V52B-03
REE Mineralization in Kiruna-type Magnetite-Apatite Ore Deposits: Magmatism and Metasomatism

Friday, 18 December 2015: 10:50
310 (Moscone South)
Daniel Eric Harlov, Deutsches GeoForschungsZentrum GFZ, Potsdam, Germany
Abstract:
Magnetite-apatite ore bodies of the Kiruna type occur worldwide and are generally associated with volcanic rocks or volcanism. They also show strong evidence of extensive metasomatism over a wide P-T range. Notable examples include the Kiirunavaara ore body, northern Sweden (Harlov et al., 2002, Chem. Geol., 191, 47–72); the Grängesberg ore body, central Sweden (Jonsson et al., 2010, NGF abstracts, vol 1, 88–89); the Mineville ore body, Adirondacks, New York, USA (McKeown and Klemc, 1956, U.S. Geol Sur Bull (1956), pp. 9–23); the Pea Ridge ore body, SE Missouri, USA (Kerr, 1998, MS Thesis, Univ. Windsor, Windsor, Ontario, Canada 113 pp); the Jurassic Marcona ore body in south-central Peru (Chen et al., 2010, Econ Geol, 105, 1441–1456); and a collection of ore bodies from the Bafq Region, central Iran (Daliran et al., 2010, Geol. Assoc. Canada, Short Course Notes, v. 20, p.147–159).

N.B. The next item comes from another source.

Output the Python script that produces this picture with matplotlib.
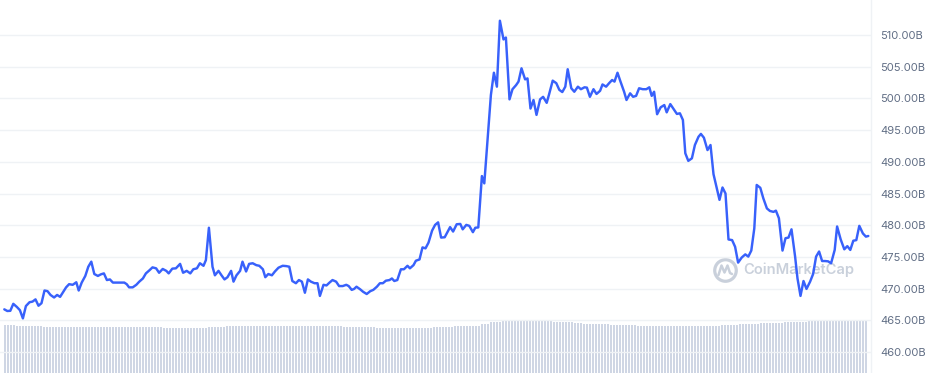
import matplotlib
matplotlib.use("Agg")
import matplotlib.pyplot as plt
import numpy as np

# ---------------- data ----------------
# minutes since start of the 24h window
minutes = [
    0, 5, 10, 15, 21, 26, 31, 36, 42, 47,
    52, 57, 62, 67, 72, 77, 83, 88, 93, 97,
    103, 108, 114, 120, 124, 129, 135, 140, 145, 150,
    156, 161, 166, 171, 176, 181, 187, 194, 200, 204,
    208, 214, 220, 225, 231, 236, 242, 247, 253, 258,
    264, 270, 274, 280, 286, 293, 298, 304, 310, 315,
    321, 326, 332, 336, 341, 347, 351, 357, 362, 367,
    372, 378, 382, 387, 393, 397, 403, 408, 414, 420,
    425, 431, 435, 440, 446, 451, 457, 464, 470, 475,
    480, 486, 491, 496, 501, 506, 511, 517, 522, 526,
    532, 537, 542, 547, 553, 558, 564, 570, 574, 579,
    583, 587, 593, 598, 604, 610, 615, 621, 626, 631,
    636, 642, 646, 650, 655, 661, 666, 672, 676, 682,
    686, 692, 697, 702, 707, 713, 718, 723, 728, 734,
    740, 743, 748, 754, 760, 764, 770, 775, 781, 785,
    790, 796, 800, 811, 816, 821, 826, 832, 836, 842,
    847, 853, 857, 862, 868, 872, 877, 882, 887, 893,
    898, 904, 908, 914, 920, 925, 930, 935, 939, 945,
    950, 956, 961, 967, 971, 976, 982, 987, 993, 997,
    1003, 1008, 1013, 1017, 1022, 1027, 1033, 1037, 1043,
    1048, 1053, 1058, 1064, 1070, 1075, 1079, 1083, 1088, 1094,
    1100, 1104, 1110, 1115, 1121, 1126, 1131, 1135, 1140, 1146,
    1151, 1157, 1161, 1166, 1172, 1177, 1182, 1187, 1192, 1197,
    1202, 1207, 1213, 1218, 1223, 1229, 1235, 1240, 1245, 1250,
    1254, 1260, 1265, 1271, 1276, 1282, 1286, 1291, 1297, 1302,
    1307, 1312, 1318, 1322, 1327, 1332, 1337, 1343, 1348, 1353,
    1358, 1363, 1368, 1373, 1378, 1384, 1388, 1394, 1400, 1405,
    1410, 1415, 1420, 1425, 1431, 1436, 1440,
]

# market cap in billions
market_cap_b = [
    466.73, 466.47, 466.5, 467.6, 467.1, 466.6, 465.3, 467.25, 467.85, 467.95,
    468.3, 467.3, 467.7, 469.7, 469.6, 469.0, 468.6, 469.0, 468.7, 469.3,
    470.2, 470.7, 470.6, 471.0, 469.7, 470.95, 472.0, 473.45, 474.25, 472.3,
    472.0, 472.25, 472.4, 471.35, 471.45, 470.95, 470.95, 470.95, 470.95, 470.7,
    470.2, 470.2, 470.6, 471.1, 471.6, 472.4, 472.9, 473.35, 473.2, 472.5,
    473.1, 472.8, 472.4, 473.15, 473.2, 473.9, 472.5, 472.8, 472.4, 473.05,
    473.2, 474.0, 473.6, 474.5, 479.6, 473.45, 472.1, 472.8, 472.1, 471.45,
    471.8, 472.8, 471.1, 472.1, 472.8, 474.25, 472.7, 473.9, 474.0, 473.7,
    473.6, 473.05, 471.8, 472.3, 472.1, 472.7, 473.3, 473.6, 473.55, 473.45,
    471.2, 470.85, 471.35, 471.1, 469.35, 471.45, 471.1, 470.85, 470.85, 468.85,
    470.6, 470.5, 470.95, 471.35, 471.1, 470.4, 470.4, 470.6, 470.4, 469.8,
    469.95, 470.3, 469.9, 469.5, 469.15, 469.6, 469.8, 470.3, 470.85, 470.85,
    471.25, 471.35, 471.6, 471.2, 471.35, 473.05, 473.05, 473.6, 473.2, 473.7,
    474.4, 474.6, 476.5, 476.35, 477.25, 479.15, 480.05, 480.45, 478.05, 478.1,
    479.15, 479.7, 479.0, 480.15, 480.2, 479.35, 480.05, 479.9, 478.9, 479.6,
    479.65, 487.75, 486.6, 500.55, 504.05, 501.85, 512.25, 509.3, 509.6, 499.85,
    501.45, 502.1, 502.65, 504.75, 503.0, 503.15, 498.4, 499.75, 497.4, 499.85,
    500.25, 499.3, 500.65, 502.8, 502.4, 501.35, 501.0, 501.85, 504.6, 501.6,
    501.05, 501.85, 501.45, 501.75, 501.7, 500.25, 501.45, 500.7, 501.2, 502.2,
    501.85, 502.4, 502.9, 502.65, 504.05, 502.65, 501.05, 499.75, 500.8,
    500.25, 500.4, 501.6, 501.45, 501.45, 501.75, 500.4, 501.05, 497.5, 498.6,
    498.95, 497.8, 499.1, 498.4, 497.55, 497.65, 496.6, 491.35, 490.15, 490.55,
    492.65, 493.95, 494.4, 493.8, 491.85, 492.65, 488.05, 486.05, 484.0, 485.95,
    485.0, 477.75, 477.65, 476.6, 474.1, 474.9, 475.4, 475.05, 476.0, 479.5,
    486.35, 485.9, 484.25, 482.65, 482.25, 482.1, 482.3, 481.1, 476.0, 477.95,
    478.05, 479.35, 475.05, 471.6, 468.85, 471.2, 469.95, 471.1, 472.3, 475.05,
    475.85, 474.35, 474.35, 474.3, 474.0, 476.1, 479.8, 477.75, 476.2, 476.7,
    476.1, 477.55, 477.65, 479.9, 478.7, 478.2, 478.3,
]

# volume bars (5-minute slots): level and number of consecutive bars at that level
vol_levels = [48, 47, 46, 45, 46, 47, 46, 45, 46, 47, 49, 51, 52, 53, 52, 51, 50, 49,
              48, 47, 48, 49, 50, 51, 52, 53]
vol_counts = [4, 9, 40, 15, 6, 39, 11, 19, 7, 9, 3, 4, 4, 10, 3, 7, 3, 9,
              9, 28, 6, 7, 8, 8, 11, 9]

ytick_values = [460, 465, 470, 475, 480, 485, 490, 495, 500, 505, 510]
ytick_labels = ["460.00B", "465.00B", "470.00B", "475.00B", "480.00B", "485.00B",
                "490.00B", "495.00B", "500.00B", "505.00B", "510.00B"]

# ---------------- layout ----------------
W, H = 930, 373
fig = plt.figure(figsize=(W / 100, H / 100), dpi=100)
fig.patch.set_facecolor("white")


def rect(x0, y0, x1, y1):
    return [x0 / W, 1 - y1 / H, (x1 - x0) / W, (y1 - y0) / H]


XLIM = (-7.17, 1444.5)
YLIM = (456.69, 515.52)

# volume axes (behind)
axv = fig.add_axes(rect(0, 318, 871, 373))
vol = np.repeat(vol_levels, vol_counts)
slots = np.arange(len(vol)) * 5
axv.bar(slots - 0.5, vol, width=3.3, align="edge", color="#CFD6E4", linewidth=0)
axv.set_xlim(*XLIM)
axv.set_ylim(0, 55)
axv.axis("off")

# main axes
ax = fig.add_axes(rect(0, 0, 871, 373))
ax.set_facecolor("none")
ax.plot(minutes, market_cap_b, color="#3861FB", lw=1.75, solid_joinstyle="round",
        solid_capstyle="round", zorder=3)
ax.set_xlim(*XLIM)
ax.set_ylim(*YLIM)
ax.set_xticks([])
ax.set_yticks(ytick_values)
ax.set_yticklabels(ytick_labels)
ax.yaxis.tick_right()
ax.tick_params(axis="y", length=0, pad=6.5, labelsize=8.0, labelcolor="#616E85")
for lab in ax.get_yticklabels():
    lab.set_fontfamily(["Inter", "DejaVu Sans"])
ax.grid(axis="y", color="#EFF2F5", lw=1.0, zorder=0)
for s in ("top", "left", "bottom"):
    ax.spines[s].set_visible(False)
ax.spines["right"].set_color("#EFF2F5")
ax.spines["right"].set_linewidth(1.0)


# watermark (layout helpers in pixel space)
def px2t(px):
    return (px - 4.3) / 0.6


def py2p(py):
    return 510 - (py - 35) / 6.34


wm_color = "#C9D0DB"
ax.plot([px2t(724.5)], [py2p(270)], marker="o", ms=15.5, mfc="none", mec=wm_color,
        mew=2.3, zorder=1)
zx = [718.5, 721.5, 724.5, 727.5, 730.0, 732.0]
zy = [275.0, 265.5, 272.5, 265.5, 273.0, 274.0]
ax.plot([px2t(v) for v in zx], [py2p(v) for v in zy], color=wm_color, lw=1.8,
        solid_joinstyle="round", solid_capstyle="round", zorder=1)
ax.text(px2t(743), py2p(270), "CoinMarketCap", fontsize=10.6, fontweight="semibold",
        family=["Inter", "DejaVu Sans"], color=wm_color, va="center", ha="left", zorder=1)

fig.savefig("out.png", dpi=100, facecolor="white")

In these ore bodies, low Th and U monazite, xenotime, allanite, REE carbonates, and/or REE fluorides are commonly associated with the apatite as inclusions, rim grains, or as independent grains in the surrounding mineral matrix. High contrast BSE imaging, coupled with EMPA and LA-ICPMS, indicates that the apatite has experienced fluid-induced alteration in the form of (Y+REE) + Na + Si + Cl depletion implying that it served as the source for the (Y+REE) (e.g. Kiirunavaara, northern Sweden; Harlov et al., 2002). Formation of monazite and xenotime associated with fluorapatite, as inclusions or rim grains, has experimentally been demonstrated to originate from the fluorapatite as the result of fluid-aided, coupled dissolution-reprecipitation processes (Harlov et al., 2005, Contrib. Mineral. Petrol. 150, 268–286). This is explains the low Th and U content of the monazite and xenotime. Fluid sources could range from 700–900 °C, residual, acidic (HCl, H2HSO4) grain boundary fluids, remaining after the last stages of ore body crystallization, to later stage, cooler (< 600 °C) (H2O-CO2-(Na,K)Cl) fluids originating in the surrounding country rock or as fluids associated with metamorphic events such as regional albitization or actinolization. The abundance of (Y+REE)-bearing minerals in these deposits suggests that in addition to being mined for their Fe ore, they could also be economically mined for (Y+REE) as well.